RubyConf 2020 held a puzzle-raffle in which the puzzle required using brute force to figure out the cleartext which produced a given hash.
If you process payments with Braintree you’ve likely seen a unique id that looks something like a1b2c3d4. This id goes by different names at different places but is often a way for a company to create a massive numbering system. Assuming an alphabet of only lower case letters and digits, the system above could be used for (26 + 10) ^ 8 = 2,821,109,907,456 combinations. That is an enormous number! Some places, including Braintree, also choose to encode some information in these ids. Without going too much into the Mathematics of hashing and encoding algorithms we can say that it’s possible to take some information, let’s say an email or url, add some other information, say a 5 character raffle number 😉, and encode that information into a fixed length String. If you know the unique id and you have the fixed length encoded String, you can reverse engineer, by brute force, the raffle number that was concatenated to the id. That’s what we’ll be doing today! If you’re interested, DM me a link to your rubyconf crowd cast profile* or some unique identifier (email, pgp key, you name it), this will act as your id. I’ll respond with a String/digest hashed from your profile and your raffle number. Your job is to reverse engineer the digest to determine your raffle number. If you correctly calculate your raffle number, you will be entered into a raffle to win 3 new Raspberry Pi 400 units: I have provided a sample.rb file to get you started. N.B. The sample file uses SHA256 but that’s not necessarily the digest algorithm we have used.

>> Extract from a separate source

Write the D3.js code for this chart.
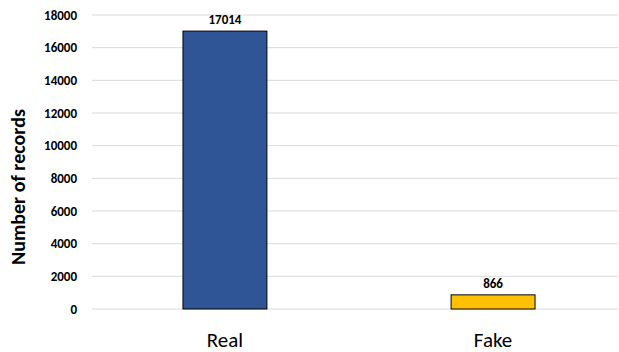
<!DOCTYPE html>
<html>
<head>
<meta charset="utf-8">
<script src="https://cdn.jsdelivr.net/npm/d3@7"></script>
<style>
  body { margin: 0; background: #fff; }
  text { font-family: Carlito, Calibri, Lato, "Open Sans", sans-serif; }
</style>
</head>
<body>
<div id="wrapper"></div>
<script>
const categories = ["Real", "Fake"];
const records = [17014, 866];
const barColors = ["#2f5597", "#ffc000"];
const yTicks = [0, 2000, 4000, 6000, 8000, 10000, 12000, 14000, 16000, 18000];

const dataset = categories.map((c, i) => ({ category: c, value: records[i], color: barColors[i] }));

const wrapper = d3
  .select("#wrapper")
  .append("svg")
  .attr("width", 619)
  .attr("height", 352);

const xScale = d3
  .scaleBand()
  .domain(categories)
  .range([91, 627])
  .paddingInner(0.687)
  .paddingOuter(0.343);

const yScale = d3
  .scaleLinear()
  .domain([0, 18000])
  .range([309, 15]);

// gridlines
wrapper
  .append("g")
  .selectAll("line")
  .data(yTicks)
  .join("line")
  .attr("x1", 92)
  .attr("x2", 618)
  .attr("y1", (d) => yScale(d))
  .attr("y2", (d) => yScale(d))
  .attr("stroke", "#d9d9d9")
  .attr("stroke-width", 1);

// y tick labels
const yAxis = wrapper
  .append("g")
  .attr("transform", "translate(77,0)")
  .call(
    d3.axisLeft(yScale).tickValues(yTicks).tickFormat(d3.format("d")).tickSize(0).tickPadding(0)
  );
yAxis.select(".domain").remove();
yAxis
  .selectAll("text")
  .attr("font-family", "Carlito, Calibri, Lato, sans-serif")
  .attr("font-size", 13)
  .attr("font-weight", "bold")
  .attr("fill", "#000");

// bars
wrapper
  .append("g")
  .selectAll("rect")
  .data(dataset)
  .join("rect")
  .attr("x", (d) => xScale(d.category))
  .attr("y", (d) => yScale(d.value))
  .attr("width", xScale.bandwidth())
  .attr("height", (d) => yScale(0) - yScale(d.value))
  .attr("fill", (d) => d.color)
  .attr("stroke", "#000")
  .attr("stroke-width", 1);

// value labels
wrapper
  .append("g")
  .selectAll("text")
  .data(dataset)
  .join("text")
  .attr("x", (d) => xScale(d.category) + xScale.bandwidth() / 2)
  .attr("y", (d) => yScale(d.value) - 7)
  .attr("text-anchor", "middle")
  .attr("font-size", 13)
  .attr("font-weight", "bold")
  .text((d) => d.value);

// category labels
wrapper
  .append("g")
  .selectAll("text")
  .data(dataset)
  .join("text")
  .attr("x", (d) => xScale(d.category) + xScale.bandwidth() / 2)
  .attr("y", 347)
  .attr("text-anchor", "middle")
  .attr("font-size", 21)
  .text((d) => d.category);

// y axis title
wrapper
  .append("text")
  .attr("transform", "translate(25,187) rotate(-90)")
  .attr("text-anchor", "middle")
  .attr("font-size", 20)
  .attr("font-weight", "bold")
  .text("Number of records");
</script>
</body>
</html>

Not going to lie, I read the hints and made an assumption about the hashing algorithm. From there, I used nested loops to generate every possible raffle entry.
I then tried iterating over them, but that was slow (never finished), so I thought it would be a good opportunity to try to learn about Ractors and parallelize it.
This is the probably horrible but functional solution I produced. I believe it is actually doing the hashing in parallel (not just concurrently), but I may be wrong. It's literally my first time using Ractors 😅
Note that it keeps checking even after finding a solution, because I haven't yet figured out how to pass around a stop
message and check for it without blocking if the message queue is empty.